La adaptación y la permeabilidad al entorno no se traduce, obviamente, en una ristra de aplicaciones universales. Esto dificulta la toma de decisiones, pues nos obliga a pensar en las numerosas variables. A algunos les puede provocar pereza, pero para los buenos arquitectos, diseñadores, urbanistas y paisajistas comprometidos, la tarea supone un reto. Pasa como todo, que es más fácil copiar que tomarse un tiempo de estudio y reflexión para acertar con la propuesta. Un caso paradigmático de desidia es el césped en las ciudades. Dejando de lado en este post el lado cultural del asunto permeable y centrándonos en lo natural, parece que el mayor vínculo a ras de suelo entre la urbe y la naturaleza se traduce en alfombras de césped, praderas de un monocultivo sediento que, para más inri, no le damos el uso que debería tener. Desengañémonos. No vivimos en la campiña inglesa. El césped es un elemento efectista, cierto, que queda muy verde en la nota de prensa, pero que por estas latitudes necesita unos cuidados y unos recursos (agua, tratamientos químicos, siega, protección con elementos físicos, limpieza,…) que podríamos plantearnos ahorrar, teniendo en cuenta que lo que nosotros incomprensiblemente valoramos como símbolo de bienestar acostumbra a estar plenamente prohibido utilizarlo, salvo que seas un cánido.

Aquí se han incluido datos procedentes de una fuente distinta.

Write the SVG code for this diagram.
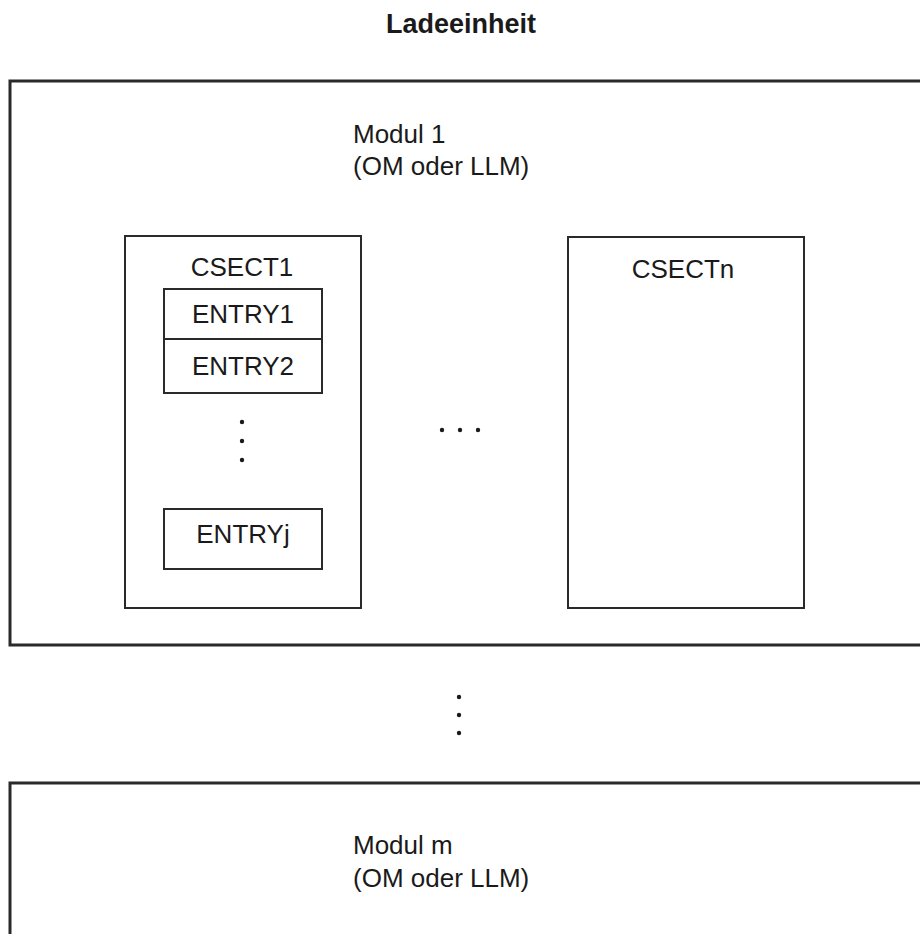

Tenemos la responsabilidad de ir educándonos como sociedad y darnos cuenta de que plantar césped en nuestro espacio público (y privado) no es sinónimo de lujo o estatus social, sino más bien de incultura. No es permeable, no me dice nada del territorio, no tiene, en definitiva, sentido un verde urbano limitado en un perímetro cuadrado que hay que cuidar como a un bonsái. Nos hemos dado cuenta de que, a largo plazo, es mucho más económico, útil y estético generar espacios verdes similares a los que encontramos en las zonas forestales, con plantas autóctonas, fomentando la biodiversidad con praderas de múltiples especies (y no monocultivos de gramíneas) y creando microsistemas seminaturales. Nos hemos dado cuenta de que los ciudadanos no tenemos conocimiento sobre nuestro entorno ni de lo que vive cerca y, por lo tanto, ni lo valoramos ni lo respetamos. Nos hemos dado cuenta. Ahora hay que hacer algo.